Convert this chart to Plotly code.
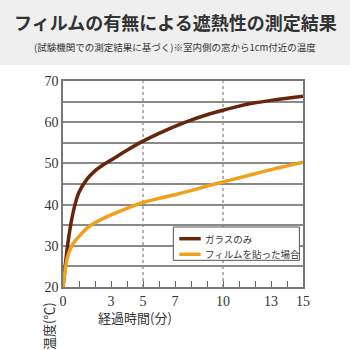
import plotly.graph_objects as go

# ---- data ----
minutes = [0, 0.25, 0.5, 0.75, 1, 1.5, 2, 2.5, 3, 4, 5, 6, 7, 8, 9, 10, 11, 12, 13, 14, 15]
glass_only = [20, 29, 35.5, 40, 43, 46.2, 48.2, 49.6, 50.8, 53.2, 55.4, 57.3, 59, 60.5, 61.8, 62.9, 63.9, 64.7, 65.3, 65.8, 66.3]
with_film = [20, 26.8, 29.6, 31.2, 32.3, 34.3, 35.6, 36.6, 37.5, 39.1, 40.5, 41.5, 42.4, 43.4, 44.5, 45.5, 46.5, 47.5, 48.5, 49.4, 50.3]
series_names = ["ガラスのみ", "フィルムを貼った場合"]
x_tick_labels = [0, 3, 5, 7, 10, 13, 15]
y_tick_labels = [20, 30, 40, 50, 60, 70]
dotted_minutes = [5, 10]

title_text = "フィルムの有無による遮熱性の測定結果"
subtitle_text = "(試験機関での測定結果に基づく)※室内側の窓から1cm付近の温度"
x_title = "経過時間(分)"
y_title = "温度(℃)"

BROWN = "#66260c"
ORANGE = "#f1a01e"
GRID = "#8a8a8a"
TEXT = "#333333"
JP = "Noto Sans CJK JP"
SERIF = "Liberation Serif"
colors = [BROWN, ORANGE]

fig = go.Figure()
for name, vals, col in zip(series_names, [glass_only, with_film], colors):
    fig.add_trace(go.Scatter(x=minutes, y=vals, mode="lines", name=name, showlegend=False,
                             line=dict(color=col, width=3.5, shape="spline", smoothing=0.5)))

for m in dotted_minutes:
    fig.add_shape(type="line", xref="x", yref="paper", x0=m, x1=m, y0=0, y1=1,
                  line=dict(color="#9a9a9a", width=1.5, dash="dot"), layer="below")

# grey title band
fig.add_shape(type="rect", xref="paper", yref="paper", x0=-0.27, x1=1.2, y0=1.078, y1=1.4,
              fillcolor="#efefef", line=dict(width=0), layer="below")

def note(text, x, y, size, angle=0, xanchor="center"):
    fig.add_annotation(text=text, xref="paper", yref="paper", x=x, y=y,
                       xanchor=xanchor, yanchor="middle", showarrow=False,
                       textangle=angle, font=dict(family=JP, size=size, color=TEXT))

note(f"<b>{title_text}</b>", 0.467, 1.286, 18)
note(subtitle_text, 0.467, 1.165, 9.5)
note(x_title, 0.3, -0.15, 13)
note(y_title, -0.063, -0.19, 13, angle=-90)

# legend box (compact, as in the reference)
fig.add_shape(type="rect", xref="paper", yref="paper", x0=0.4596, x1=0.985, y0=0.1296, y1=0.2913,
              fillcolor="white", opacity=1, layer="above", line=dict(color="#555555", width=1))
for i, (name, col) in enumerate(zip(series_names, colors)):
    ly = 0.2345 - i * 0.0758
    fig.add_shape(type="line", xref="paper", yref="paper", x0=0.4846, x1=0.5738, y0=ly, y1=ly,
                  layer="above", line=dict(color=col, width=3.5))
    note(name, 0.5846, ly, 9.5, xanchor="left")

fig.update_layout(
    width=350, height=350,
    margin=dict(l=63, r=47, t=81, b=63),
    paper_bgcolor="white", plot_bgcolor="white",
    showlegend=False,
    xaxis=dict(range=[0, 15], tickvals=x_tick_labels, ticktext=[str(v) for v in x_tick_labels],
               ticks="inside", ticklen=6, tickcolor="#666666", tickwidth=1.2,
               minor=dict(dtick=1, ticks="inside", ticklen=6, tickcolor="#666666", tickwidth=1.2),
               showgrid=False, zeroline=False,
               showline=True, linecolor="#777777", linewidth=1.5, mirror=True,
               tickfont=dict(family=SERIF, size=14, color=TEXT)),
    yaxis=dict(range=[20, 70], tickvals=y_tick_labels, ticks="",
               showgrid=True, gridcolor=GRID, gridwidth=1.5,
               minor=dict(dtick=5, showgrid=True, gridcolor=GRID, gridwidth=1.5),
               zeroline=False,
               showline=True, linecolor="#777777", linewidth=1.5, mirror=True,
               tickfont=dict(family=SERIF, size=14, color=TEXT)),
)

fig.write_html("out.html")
--*--
> Task
Copy nothing but the lines from the top of the data down to the line containing "colors = [BROWN, ORANGE]", and leave the pictures out.

> Solved problem
Convert this chart to Plotly code.
import plotly.graph_objects as go

# ---- data ----
minutes = [0, 0.25, 0.5, 0.75, 1, 1.5, 2, 2.5, 3, 4, 5, 6, 7, 8, 9, 10, 11, 12, 13, 14, 15]
glass_only = [20, 29, 35.5, 40, 43, 46.2, 48.2, 49.6, 50.8, 53.2, 55.4, 57.3, 59, 60.5, 61.8, 62.9, 63.9, 64.7, 65.3, 65.8, 66.3]
with_film = [20, 26.8, 29.6, 31.2, 32.3, 34.3, 35.6, 36.6, 37.5, 39.1, 40.5, 41.5, 42.4, 43.4, 44.5, 45.5, 46.5, 47.5, 48.5, 49.4, 50.3]
series_names = ["ガラスのみ", "フィルムを貼った場合"]
x_tick_labels = [0, 3, 5, 7, 10, 13, 15]
y_tick_labels = [20, 30, 40, 50, 60, 70]
dotted_minutes = [5, 10]

title_text = "フィルムの有無による遮熱性の測定結果"
subtitle_text = "(試験機関での測定結果に基づく)※室内側の窓から1cm付近の温度"
x_title = "経過時間(分)"
y_title = "温度(℃)"

BROWN = "#66260c"
ORANGE = "#f1a01e"
GRID = "#8a8a8a"
TEXT = "#333333"
JP = "Noto Sans CJK JP"
SERIF = "Liberation Serif"
colors = [BROWN, ORANGE]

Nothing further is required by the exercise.